1
votes

I'm working on a game where the physics are very simple. I just need to detect when a ball (point) hits a wall (line segment). There is no gravity, no friction, and the collisions are perfectly elastic.

I've already written collision detection code, but I'm about to make some major changes to the project, so there's an opportunity to replace it all with the Chipmunk physics library. Is this a good idea?

On the one hand, Chipmunk will be more heavily tested and optimized than my own code, and I won't have to do the work of maintaining it.

On the other, maybe Chipmunk will be less performant in my case, since it was designed to support a lot of features I won't be using.

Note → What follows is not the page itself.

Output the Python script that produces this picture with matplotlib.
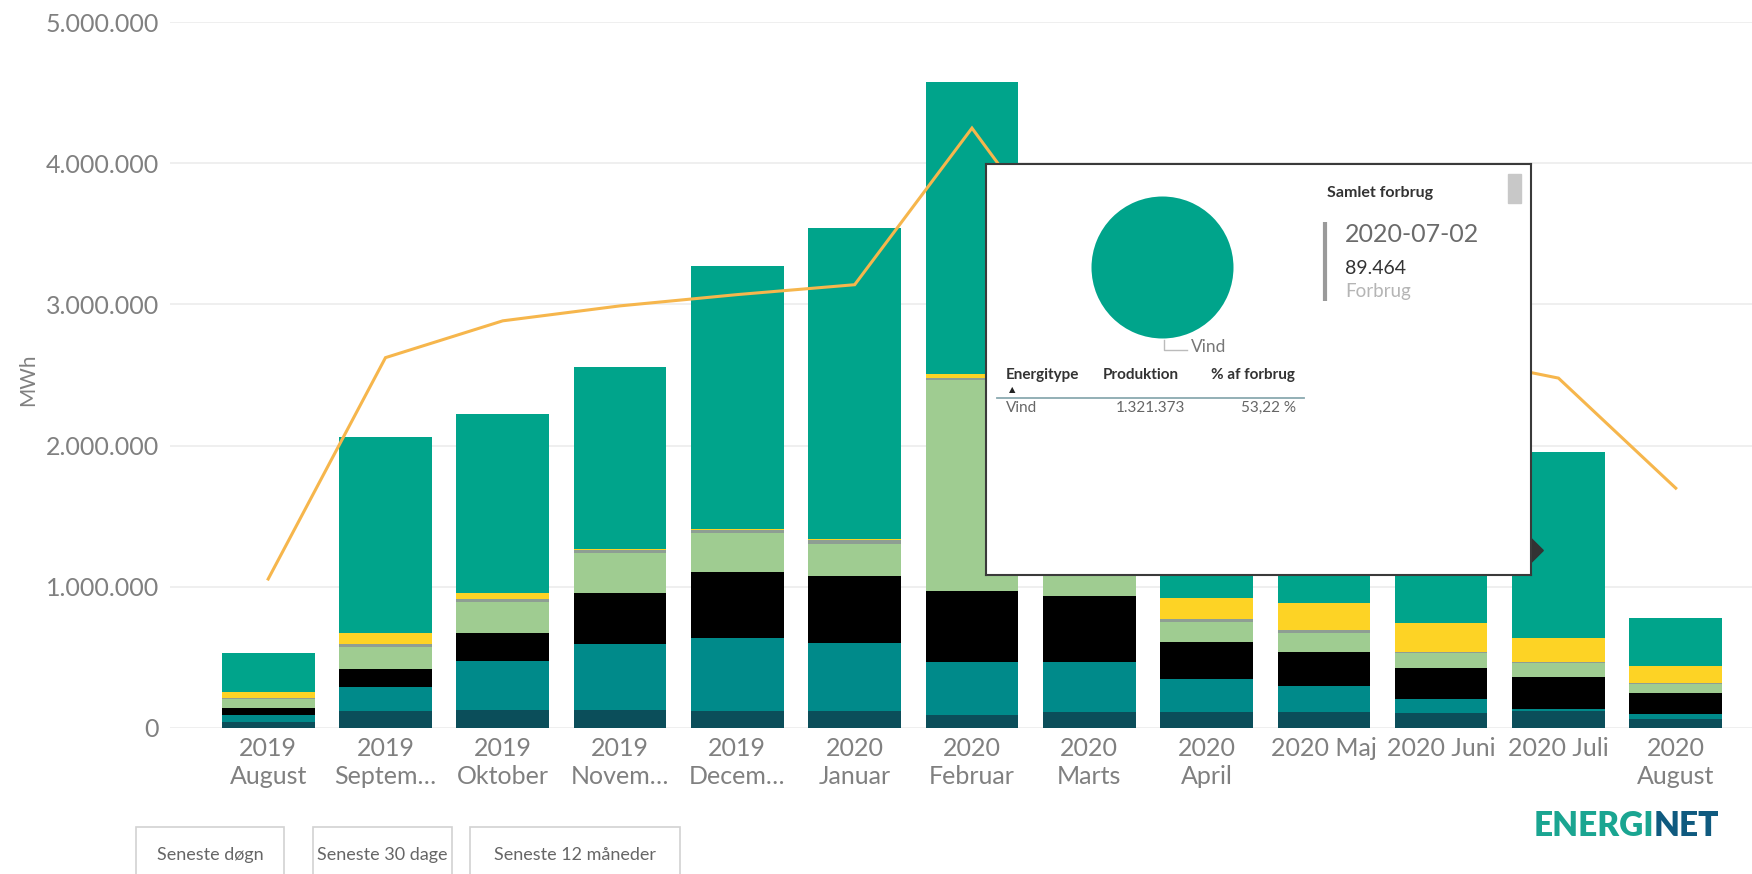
import matplotlib
matplotlib.use('Agg')
import matplotlib.pyplot as plt
import matplotlib.ticker as mticker
from matplotlib.patches import Rectangle, Polygon
import numpy as np

# ========== STYLE ==========
plt.rcParams.update({
    'font.family': ['Lato', 'DejaVu Sans'],
    'font.size': 13,
    'figure.facecolor': 'white',
    'axes.facecolor': 'white',
})

W, H = 1752, 874  # output size in px (dpi 100)


def fx(x):
    return x / W


def fy(y):
    return 1 - y / H


# ========== DATA (MWh per month) ==========
months = ['2019\nAugust', '2019\nSeptem…', '2019\nOktober', '2019\nNovem…',
          '2019\nDecem…', '2020\nJanuar', '2020\nFebruar', '2020\nMarts',
          '2020\nApril', '2020 Maj', '2020 Juni', '2020 Juli', '2020\nAugust']

affald   = [43000, 118000, 125000, 125000, 118000, 120000, 90000, 109000, 109000, 113000, 106000, 120000, 64000]
naturgas = [47000, 173000, 348000, 468000, 520000, 478000, 373000, 359000, 234000, 183000, 95000, 10000, 31000]
kul      = [47000, 123000, 196000, 360000, 466000, 478000, 506000, 466000, 262000, 243000, 225000, 232000, 153000]
biomasse = [68000, 156000, 225000, 288000, 274000, 224000, 1497000, 416000, 147000, 135000, 101000, 94000, 59000]
oevrige  = [7000, 21000, 16000, 19000, 24000, 31000, 12000, 20000, 16000, 19000, 12000, 12000, 12000]
sol      = [43000, 83000, 43000, 10000, 9000, 9000, 30000, 80000, 154000, 189000, 201000, 166000, 118000]
vind     = [272000, 1390000, 1272000, 1290000, 1862000, 2202000, 2072000, 1800000, 1178000, 1018000, 810000, 1323000, 343000]

forbrug  = [1054000, 2623000, 2884000, 2990000, 3070000, 3140000, 4250000, 3120000,
            2750000, 2600000, 2645000, 2478000, 1698000]

# tooltip content
tip_date = '2020-07-02'
tip_forbrug = 89464
tip_types = ['Vind']
tip_prod = [1321373]
tip_pct = [53.22]

# ========== COLOURS ==========
c_affald = '#0b4e5a'
c_gas = '#008a8a'
c_kul = '#000000'
c_bio = '#9fcc91'
c_oev = '#8e9e93'
c_sol = '#fdd325'
c_vind = '#00a48b'
c_line = '#f6b64c'
c_text = '#808080'

fig = plt.figure(figsize=(W / 100, H / 100), dpi=100)
ax = fig.add_axes([fx(170), fy(727.7), (W - 170) / W, (727.7 - 22.3) / H])

x = np.arange(len(months))
bottom = np.zeros(len(months))
for vals, col in [(affald, c_affald), (naturgas, c_gas), (kul, c_kul),
                  (biomasse, c_bio), (oevrige, c_oev), (sol, c_sol), (vind, c_vind)]:
    ax.bar(x, vals, 0.79, bottom=bottom, color=col, linewidth=0, zorder=2)
    bottom += np.array(vals)

ax.plot(x, forbrug, color=c_line, lw=2.2, zorder=3, solid_joinstyle='miter')

ax.set_xlim(-0.837, 12.65)
ax.set_ylim(0, 5000000)
ax.yaxis.set_major_locator(mticker.MultipleLocator(1000000))
ax.yaxis.set_major_formatter(mticker.FuncFormatter(lambda v, _: f'{int(v):,}'.replace(',', '.')))
ax.set_xticks(x)
ax.set_xticklabels(months, linespacing=1.25)
ax.yaxis.grid(True, color='#ececec', lw=1.2)
ax.set_axisbelow(True)
for s in ax.spines.values():
    s.set_visible(False)
ax.tick_params(axis='both', length=0, colors=c_text, labelsize=18)
ax.tick_params(axis='x', pad=7)
ax.tick_params(axis='y', pad=8)

fig.text(fx(28), fy(380), 'MWh', rotation=90, ha='center', va='center',
         fontsize=15, color=c_text)

# ========== TOOLTIP ==========
tx0, ty0, tx1, ty1 = 985.5, 164, 1530.7, 575
tip = fig.add_axes([fx(tx0), fy(ty1), (tx1 - tx0) / W, (ty1 - ty0) / H], zorder=5)
tip.set_xlim(0, tx1 - tx0)
tip.set_ylim(ty1 - ty0, 0)
tip.set_xticks([])
tip.set_yticks([])
for s in tip.spines.values():
    s.set_color('#3a3a3a')
    s.set_linewidth(1.5)

tip.add_patch(Polygon([(545.2, 374), (557.8, 386.5), (545.2, 399)], closed=True,
                      color='#333333', clip_on=False))

tip.text(341.5, 29, 'Samlet forbrug', ha='left', va='center', fontsize=11.5,
         fontweight='bold', color='#333333')
tip.add_patch(Rectangle((522.4, 10), 13, 29, color='#c8c8c8'))
tip.plot([339.9, 339.9], [58, 137], color='#9a9a9a', lw=3, solid_capstyle='butt')
tip.text(359.5, 70, tip_date, ha='left', va='center', fontsize=18, color='#6b6b6b')
tip.text(359.5, 104, f'{tip_forbrug:,}'.replace(',', '.'), ha='left', va='center',
         fontsize=14, color='#333333')
tip.text(359.5, 127, 'Forbrug', ha='left', va='center', fontsize=13.5, color='#b5b5b5')

# pie leader + label
tip.plot([178, 178, 201], [176, 186, 186], color='#bbbbbb', lw=1)
tip.text(205, 183, tip_types[0], ha='left', va='center', fontsize=12.5, color='#777777')

# table
tip.text(20, 211, 'Energitype', ha='left', va='center', fontsize=11, fontweight='bold', color='#333333')
tip.text(117.7, 211, 'Produktion', ha='left', va='center', fontsize=11, fontweight='bold', color='#333333')
tip.text(309, 211, '% af forbrug', ha='right', va='center', fontsize=11, fontweight='bold', color='#333333')
tip.text(26.5, 226, '▲', ha='center', va='center', fontsize=6, color='#222222',
         family=['DejaVu Sans'])
tip.plot([11.6, 318.8], [233.7, 233.7], color='#8aa9b0', lw=1.3)
for i, (t, p, pct) in enumerate(zip(tip_types, tip_prod, tip_pct)):
    yy = 244.3 + i * 20
    tip.text(20, yy, t, ha='left', va='center', fontsize=11, color='#666666')
    tip.text(200, yy, f'{p:,}'.replace(',', '.'), ha='right', va='center', fontsize=11, color='#666666')
    tip.text(310.6, yy, f'{pct:.2f} %'.replace('.', ','), ha='right', va='center', fontsize=11, color='#666666')

pie_ax = fig.add_axes([fx(1091.5), fy(338.5), 142 / W, 142 / H], zorder=6)
pie_ax.pie(tip_prod, colors=[c_vind], radius=1, startangle=90)
pie_ax.set_xlim(-1, 1)
pie_ax.set_ylim(-1, 1)
pie_ax.set_aspect('equal')
pie_ax.axis('off')

# ========== BUTTONS ==========
for label, bx0, bx1 in [('Seneste døgn', 136, 284), ('Seneste 30 dage', 313, 452),
                        ('Seneste 12 måneder', 470, 680)]:
    fig.add_artist(Rectangle((fx(bx0), fy(885)), (bx1 - bx0) / W, (885 - 827) / H,
                             transform=fig.transFigure, facecolor='white',
                             edgecolor='#d2d2d2', lw=1.2))
    fig.text(fx((bx0 + bx1) / 2), fy(855), label, ha='center', va='center',
             fontsize=13, color='#666666')

# ========== LOGO ==========
fig.text(fx(1654), fy(826), 'ENERGI', ha='right', va='center', fontsize=24,
         fontweight='heavy', color='#1aa591')
fig.text(fx(1654), fy(826), 'NET', ha='left', va='center', fontsize=24,
         fontweight='heavy', color='#0f5a7f')

fig.savefig('out.png', dpi=100)
plt.close()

I'm hoping someone more familiar with Chipmunk will spare me the effort of profiling it or reading the code myself to make this determination.

3
Calculating distance between a point and a line is super-easy, so if that's all you need, you might as well just code it yourself - it would be much easier than learning a new API.BlueRaja - Danny Pflughoeft

3 Answers

3
votes

The only real advantage Chipmunk would have here is if you are colliding that ball (or many balls) against many walls as it uses a spatial index to only check the collisions of objects that are near each other. This means that you can scale up to hundreds or thousands of objects without slowing to a crawl, but offers no real advantage if you only have a dozen objects in the scene.

It sounds like what you've implemented so far works just fine for your needs. "If it's not broke don't fix it" is a good rule of thumb here. On the other hand, it would be really easy to implement the same thing in Chipmunk. If you want the experience and the possibility of scalability in return for the hassle of a dependency, go for it I guess.

  • Scott (the Chipmunk Physics guy)
1
votes

I've found Chipmunk to be incrediblly easy to use, I would recommend it to anyone starting a 2D project. I can't answer the performance question without knowing your code. I know it uses a spatial hash for collision determination, it may end up doing less collision tests than your code. (On the other hand if there are a very small number of balls and walls, this may not be an issue).

It is open source, so another possibility would be to use Chipmunk, but remove all the features you don't need - gravity, friction, moments of inertia, etc. Again, it's hard to say this is a good option without knowing exactly what you have already implemented.

0
votes

It really comes down to what you want it to do. I have not used chipmunk itself, but from what it sounds like I'd say you aren't really in need of a full physics library.

Now, if you have plans to expand it beyond a ball and a wall such that you would have use for the expanded physics, then learning it now on a simple problem now may be a good idea. Overall though, unless you either want to learn the physics library or plan on raising the complexity/number of types of physics calculations, I'd say just do it yourself.